Akhirnya, godaan setan pun mulai merasuki istri Nabi Ayub hingga ia mulai putus asa dengan keadaan suaminya. Ia berkata kepada Nabi Ayub, “Sampai kapan Allah akan menyiksamu? Di manakah harta, keluarga, teman, dan kaum kerabatmu? Di mana masa kejayaanmu dan kemuliaanmu dulu?”
Mendengar keluh kesah istrinya, Nabi Ayub berkata, “Sungguh engkau telah dikuasai oleh setan. Mengapa kamu meratapi kemuliaan masa lalu dan anak yang telah meninggal dunia?”
Istrinya balik bertanya, “Mengapa engkau tidak memohon kepada Allah agar menghilangkan berbagai macam cobaan hidupmu, menyembuhkanmu, serta menghilangkan kesedihanmu?”
Nabi Ayub kembali bertanya, “Berapa lama kita merasakan kebahagiaan?”
“Kurang lebih delapan tahun,” jawab istrinya.
Ayub melanjutkan pertanyaannya, “Berapa lama kita mendapat penderitaan?”
Sang istri menjawab, “Tujuh tahun.”
Mendengar jawaban itu Nabi Ayub berkata, “Aku malu jika aku meminta kepada Allah SWT agar menghapuskan penderitaanku ketika aku melihat masa kebahagiaanku yang lebih lama.”
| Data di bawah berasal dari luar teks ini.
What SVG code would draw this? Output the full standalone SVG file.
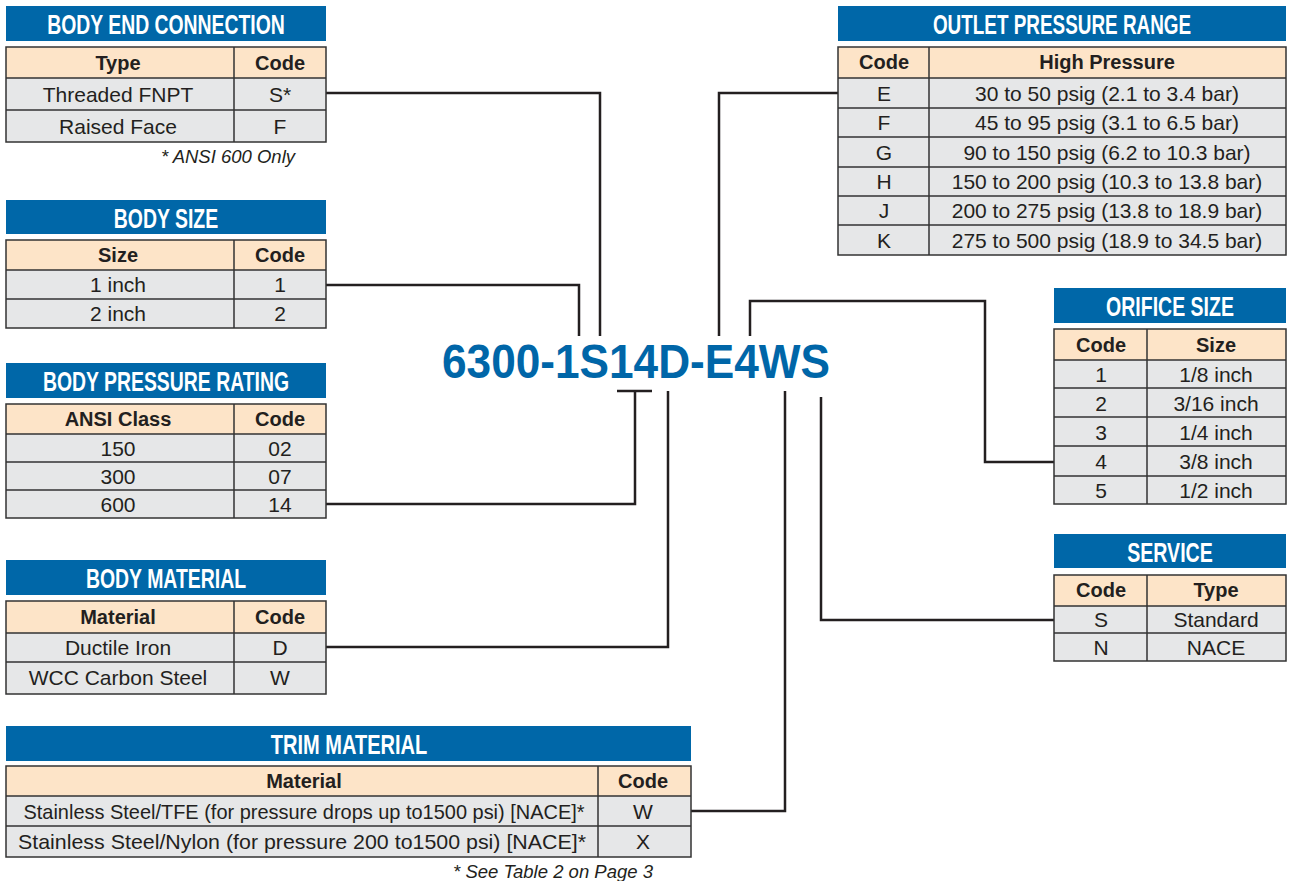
<svg xmlns="http://www.w3.org/2000/svg" width="1290" height="881" viewBox="0 0 1290 881">
<style>
.bn{fill:#0067a8}
.bt{font-family:"Liberation Sans",Arial,sans-serif;font-weight:bold;font-size:27px;fill:#fff;text-anchor:middle}
.hd{fill:#fde4c8}
.bd{fill:#e6e7e8}
.ln{stroke:#333;stroke-width:1.5;fill:none}
.ht{font-family:"Liberation Sans",Arial,sans-serif;font-weight:bold;font-size:20px;fill:#231f20;text-anchor:middle}
.ct{font-family:"Liberation Sans",Arial,sans-serif;font-size:21px;fill:#231f20;text-anchor:middle}
.fn{font-family:"Liberation Sans",Arial,sans-serif;font-style:italic;font-size:18.5px;fill:#231f20;text-anchor:middle}
.cn{stroke:#231f20;stroke-width:2.5;fill:none}
.code{font-family:"Liberation Sans",Arial,sans-serif;font-weight:bold;font-size:48px;fill:#0066a8}
</style>
<rect width="1290" height="881" fill="#fff"/>

<g id="connectors">
<polyline class="cn" points="326,93 600,93 600,336"/>
<polyline class="cn" points="326,285 579,285 579,336"/>
<polyline class="cn" points="838,93 719,93 719,336"/>
<polyline class="cn" points="750,336 750,301 985,301 985,462 1054,462"/>
<line class="cn" x1="617" y1="391" x2="652" y2="391"/>
<polyline class="cn" points="635,391 635,504 326,504"/>
<polyline class="cn" points="668,391 668,647 326,647"/>
<polyline class="cn" points="785,391 785,811 691,811"/>
<polyline class="cn" points="821,397 821,620 1054,620"/>
</g>

<g id="model-code">
<text class="code" x="442" y="378" textLength="388" lengthAdjust="spacingAndGlyphs">6300-1S14D-E4WS</text>
</g>

<g id="body-end-connection">
<rect class="bn" x="6" y="6" width="320" height="35"/>
<text class="bt" transform="translate(166,34) scale(0.718,1)">BODY END CONNECTION</text>
<rect class="hd" x="6" y="47" width="320" height="31"/>
<rect class="bd" x="6" y="78" width="320" height="64"/>
<rect class="ln" x="6" y="47" width="320" height="95"/>
<path class="ln" d="M6,78H326M6,110H326M234,47V142"/>
<text class="ht" x="118" y="70">Type</text><text class="ht" x="280" y="70">Code</text>
<text class="ct" x="118" y="102">Threaded FNPT</text><text class="ct" x="280" y="102">S*</text>
<text class="ct" x="118" y="134">Raised Face</text><text class="ct" x="280" y="134">F</text>
<text class="fn" x="228" y="163">* ANSI 600 Only</text>
</g>

<g id="body-size">
<rect class="bn" x="6" y="200" width="320" height="34"/>
<text class="bt" transform="translate(166,228) scale(0.72,1)">BODY SIZE</text>
<rect class="hd" x="6" y="240" width="320" height="30"/>
<rect class="bd" x="6" y="270" width="320" height="58"/>
<rect class="ln" x="6" y="240" width="320" height="88"/>
<path class="ln" d="M6,270H326M6,299H326M234,240V328"/>
<text class="ht" x="118" y="262">Size</text><text class="ht" x="280" y="262">Code</text>
<text class="ct" x="118" y="292">1 inch</text><text class="ct" x="280" y="292">1</text>
<text class="ct" x="118" y="321">2 inch</text><text class="ct" x="280" y="321">2</text>
</g>

<g id="body-pressure-rating">
<rect class="bn" x="6" y="363" width="320" height="35"/>
<text class="bt" transform="translate(166,391) scale(0.719,1)">BODY PRESSURE RATING</text>
<rect class="hd" x="6" y="404" width="320" height="30"/>
<rect class="bd" x="6" y="434" width="320" height="84"/>
<rect class="ln" x="6" y="404" width="320" height="114"/>
<path class="ln" d="M6,434H326M6,462H326M6,490H326M234,404V518"/>
<text class="ht" x="118" y="426">ANSI Class</text><text class="ht" x="280" y="426">Code</text>
<text class="ct" x="118" y="456">150</text><text class="ct" x="280" y="456">02</text>
<text class="ct" x="118" y="484">300</text><text class="ct" x="280" y="484">07</text>
<text class="ct" x="118" y="512">600</text><text class="ct" x="280" y="512">14</text>
</g>

<g id="body-material">
<rect class="bn" x="6" y="560" width="320" height="35"/>
<text class="bt" transform="translate(166,588) scale(0.72,1)">BODY MATERIAL</text>
<rect class="hd" x="6" y="601" width="320" height="32"/>
<rect class="bd" x="6" y="633" width="320" height="61"/>
<rect class="ln" x="6" y="601" width="320" height="93"/>
<path class="ln" d="M6,633H326M6,662H326M234,601V694"/>
<text class="ht" x="118" y="624">Material</text><text class="ht" x="280" y="624">Code</text>
<text class="ct" x="118" y="655">Ductile Iron</text><text class="ct" x="280" y="655">D</text>
<text class="ct" x="118" y="685">WCC Carbon Steel</text><text class="ct" x="280" y="685">W</text>
</g>

<g id="trim-material">
<rect class="bn" x="6" y="726" width="685" height="35"/>
<text class="bt" transform="translate(349,754) scale(0.742,1)">TRIM MATERIAL</text>
<rect class="hd" x="6" y="766" width="685" height="30"/>
<rect class="bd" x="6" y="796" width="685" height="61"/>
<rect class="ln" x="6" y="766" width="685" height="91"/>
<path class="ln" d="M6,796H691M6,826H691M598,766V857"/>
<text class="ht" x="304" y="788">Material</text><text class="ht" x="643" y="788">Code</text>
<text class="ct" x="304" y="819" textLength="561" lengthAdjust="spacingAndGlyphs">Stainless Steel/TFE (for pressure drops up to1500 psi) [NACE]*</text><text class="ct" x="643" y="819">W</text>
<text class="ct" x="302" y="849" textLength="568" lengthAdjust="spacingAndGlyphs">Stainless Steel/Nylon (for pressure 200 to1500 psi) [NACE]*</text><text class="ct" x="643" y="849">X</text>
<text class="fn" x="553" y="878">* See Table 2 on Page 3</text>
</g>

<g id="outlet-pressure-range">
<rect class="bn" x="838" y="6" width="448" height="35"/>
<text class="bt" transform="translate(1062,34) scale(0.70,1)">OUTLET PRESSURE RANGE</text>
<rect class="hd" x="838" y="47" width="448" height="31"/>
<rect class="bd" x="838" y="78" width="448" height="177"/>
<rect class="ln" x="838" y="47" width="448" height="208"/>
<path class="ln" d="M838,78H1286M838,108H1286M838,137H1286M838,167H1286M838,196H1286M838,225H1286M929,47V255"/>
<text class="ht" x="884" y="69">Code</text><text class="ht" x="1107" y="69">High Pressure</text>
<text class="ct" x="884" y="101">E</text><text class="ct" x="1107" y="101">30 to 50 psig (2.1 to 3.4 bar)</text>
<text class="ct" x="884" y="130">F</text><text class="ct" x="1107" y="130">45 to 95 psig (3.1 to 6.5 bar)</text>
<text class="ct" x="884" y="160">G</text><text class="ct" x="1107" y="160">90 to 150 psig (6.2 to 10.3 bar)</text>
<text class="ct" x="884" y="189">H</text><text class="ct" x="1107" y="189">150 to 200 psig (10.3 to 13.8 bar)</text>
<text class="ct" x="884" y="218">J</text><text class="ct" x="1107" y="218">200 to 275 psig (13.8 to 18.9 bar)</text>
<text class="ct" x="884" y="248">K</text><text class="ct" x="1107" y="248">275 to 500 psig (18.9 to 34.5 bar)</text>
</g>

<g id="orifice-size">
<rect class="bn" x="1054" y="288" width="232" height="35"/>
<text class="bt" transform="translate(1170,316) scale(0.723,1)">ORIFICE SIZE</text>
<rect class="hd" x="1054" y="329" width="232" height="31"/>
<rect class="bd" x="1054" y="360" width="232" height="144"/>
<rect class="ln" x="1054" y="329" width="232" height="175"/>
<path class="ln" d="M1054,360H1286M1054,388H1286M1054,417H1286M1054,446H1286M1054,476H1286M1147,329V504"/>
<text class="ht" x="1101" y="352">Code</text><text class="ht" x="1216" y="352">Size</text>
<text class="ct" x="1101" y="382">1</text><text class="ct" x="1216" y="382">1/8 inch</text>
<text class="ct" x="1101" y="411">2</text><text class="ct" x="1216" y="411">3/16 inch</text>
<text class="ct" x="1101" y="440">3</text><text class="ct" x="1216" y="440">1/4 inch</text>
<text class="ct" x="1101" y="469">4</text><text class="ct" x="1216" y="469">3/8 inch</text>
<text class="ct" x="1101" y="498">5</text><text class="ct" x="1216" y="498">1/2 inch</text>
</g>

<g id="service">
<rect class="bn" x="1054" y="534" width="232" height="34"/>
<text class="bt" transform="translate(1170,562) scale(0.726,1)">SERVICE</text>
<rect class="hd" x="1054" y="575" width="232" height="31"/>
<rect class="bd" x="1054" y="606" width="232" height="55"/>
<rect class="ln" x="1054" y="575" width="232" height="86"/>
<path class="ln" d="M1054,606H1286M1054,633H1286M1147,575V661"/>
<text class="ht" x="1101" y="597">Code</text><text class="ht" x="1216" y="597">Type</text>
<text class="ct" x="1101" y="627">S</text><text class="ct" x="1216" y="627">Standard</text>
<text class="ct" x="1101" y="655">N</text><text class="ct" x="1216" y="655">NACE</text>
</g>
</svg>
Karena penderitaan demi penderitaan yang ditanggungnya tidak kunjung berakhir, Nabi Ayub pun ditinggalkan istrinya. Sekalipun demikian, Nabi Ayub tetap istiqomah dan terus bersabar melawan derita dan godaan iblis, tanpa berpaling sedikit pun dari Allah SWT.
Atas kesabaran Nabi Ayub yang telah ditanamkannya dalam hati dengan penuh keimanan, Allah memberinya pujian dan menempatkannya di sisi Allah dengan derajat yang tinggi. Allah telah berfirman di dalam Al-Qur`an memuji kesabaran Nabi Ayub,
“Sesungguhnya Kami dapati dia (Ayub) seorang yang sabar. Dialah sebaik-baik hamba. Sesungguhnya dia amat taat (kepada Tuhannya).” (QS. Shad: 44).
“Sesungguhnya Kami dapati dia (Ayub) seorang yang sabar. Dialah sebaik-baik hamba. Sesungguhnya dia amat taat (kepada Tuhannya).” (QS. Shad: 44).